- Location: Novi Iskar, Sofia City Province, Bulgaria
- Date: 31 December 2017
- Weapons: .22-calibre Beretta semi-automatic pistol
- Deaths: 6
- Perpetrator: Rosen Angelov

= Novi Iskar shooting =

2017 crime in Bulgaria

The Novi Iskar shooting was a multiple homicide that claimed the lives of six people. It occurred in Novi Iskar, Bulgaria, on 31 December 2017.

==Attack==
On 31 December 2017, the family of Katya "Kathy" Kyukhova was preparing to celebrate New Year's Eve at 5 Lozyansky Dol Street in Novi Iskar. At 19:30, Katie Kyukhova went for a walk with her dog. The exact time of her death is unknown, but both Kyukhova and her dog were murdered on this walk by Rosen Zhelev Angelov. At about 22:00, Kathy's relatives began to worry about her absence. At about 23:00, Angelov arrived at Kyukhova's home with her body. There he killed 5 of her family members by shooting them with a handgun. He tracked through the blood of the victims and left traces which he then unsuccessfully tried to erase. After that, Angelov drove off in Kyukhova's jeep with her body. He threw the body into a nearby well and cleaned the fingerprints from the car before abandoning it. A pistol with a silencer was used during the killings - her neighbors did not hear any noise. On 2 January, Katya Kyukhova's brother called the police - he tried for hours to contact his relatives, but none of them answered. Police arrived at the house and found the five bodies. On 3 January, Angelov was declared as wanted for the murders. His home was searched in the village of Lukovo and a computer with child pornography was found in the house. He moved to an abandoned villa near his home. On 4 January, he shot and killed himself with a pistol. A tablet and a phone were found near him, from which he viewed more child pornography. His body was found on 7 January.

==Perpetrator==
Rosen Zhelev Angelov (Росен Желев Ангелов) was born on 24 April 1964 in the village of Dropla. He had an older brother and a younger sister. He graduated from high school and worked as a taxi driver in Sofia for more than 10 years. Rosen was arrested for vandalism in the late 1970s. In 1981, he became a soldier. After serving in the military, he organized a gang with three other former soldiers. From May to October 1983, they looted more than 40 homes. They were arrested and sentenced in 1984 to two and a half years in prison. In 1994, he was convicted of a crime related to faulty currency trading. In 1997, he was sentenced to seven years for rape. He was released early in 2002, having served only five years. In 2005, he was detained on another rape accusation, but was found not guilty and thus acquitted of all charges. In 2007, as a taxi driver, he was involved in a car accident where he crashed into a tram. Rosen's car and tram burned down. He was sentenced in absentia to probation and a fine of more than 4,000 leva. In 2007, he was detained for having sex with a 12-year-old. In 2009, he was sentenced to eight years in prison. He served six out of the eight years. His acquaintances called him "Forester". He lived in isolation. He had no documents, no permanent job, no permanent housing. Acquaintances describe him as cunning and clever. He was fond of weapons. Parts of grenades were found in his house. At the end of 2016, he signed a contract with a mobile operator. He was active on Facebook.
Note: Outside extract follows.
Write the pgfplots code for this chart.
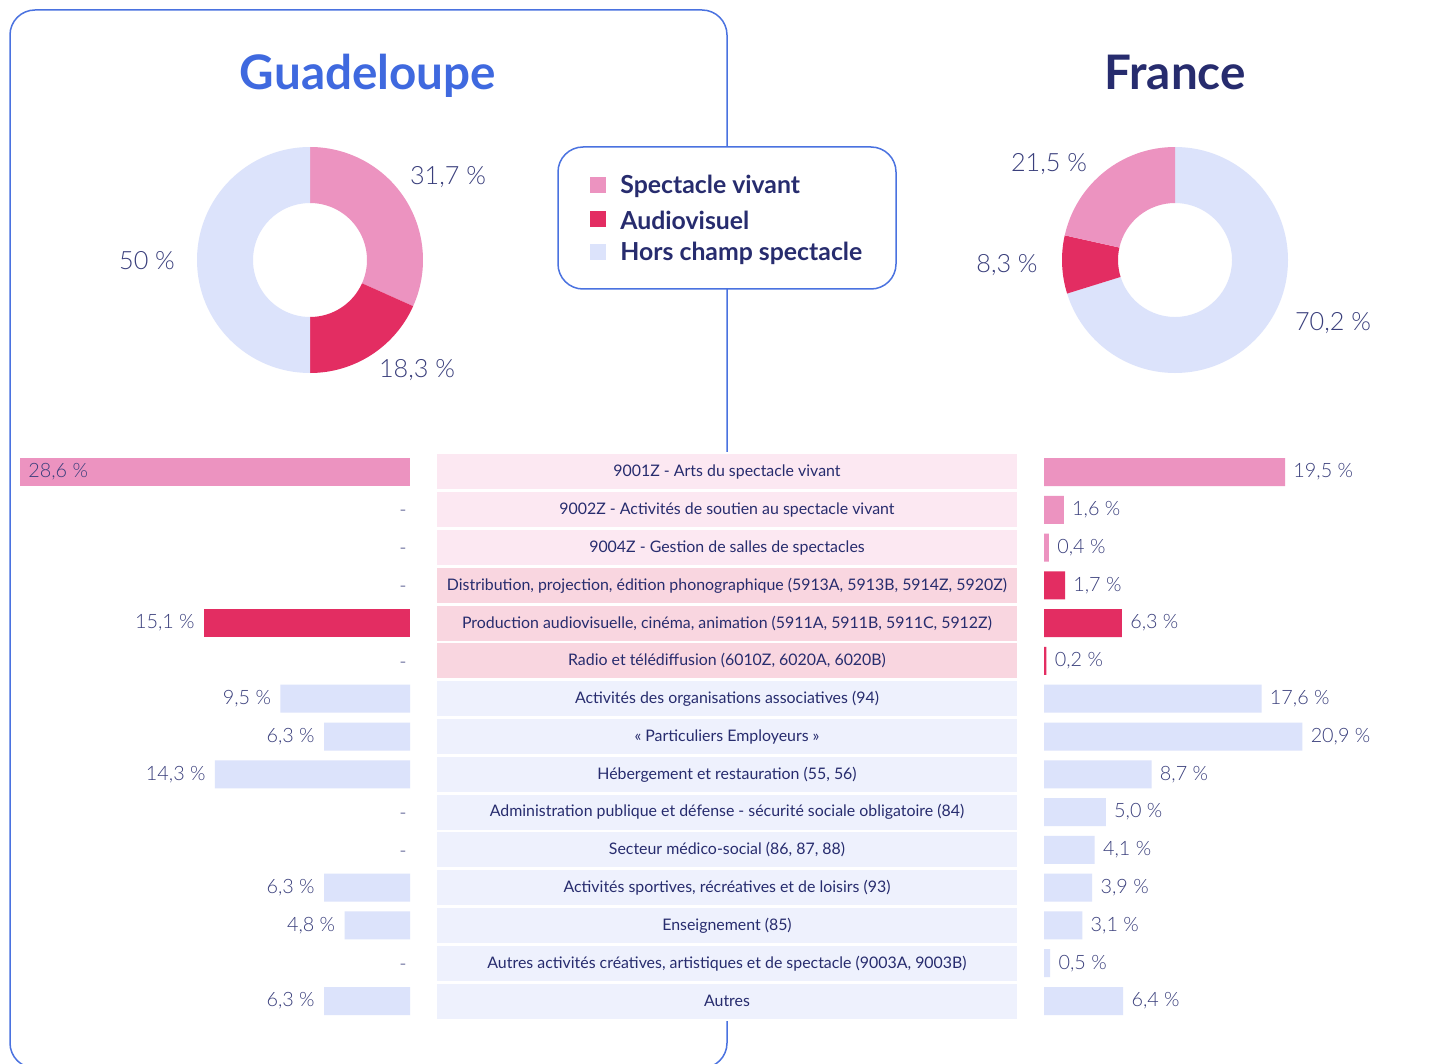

He met Katya Kyukhova and they began to date. She worked as a cleaner for upper-class houses in Sofia. Rosen insisted that she give him the keys to the houses and access to the alarm so that he could rob them. Katya did not want to give him access and then realized that he was dating her for selfish reasons. They parted a few days before the shooting. He killed the woman's family so that there were no witnesses.

==Summons to the prosecutor's office==
Kathy's brother filed a lawsuit against the prosecutor's office over the deaths of Kathy and his mother. The reason for the lawsuit was that Rosen should have been in prison at the time of the shooting. His eight-year sentence took effect on 22 December 2009, and he was to be in prison until 4 January 2018. Prosecutors were to pay Kathy's brother 50,000 levs for her death and another 30,000 levs for the death of his mother. Kathy's niece's lawsuit was dismissed.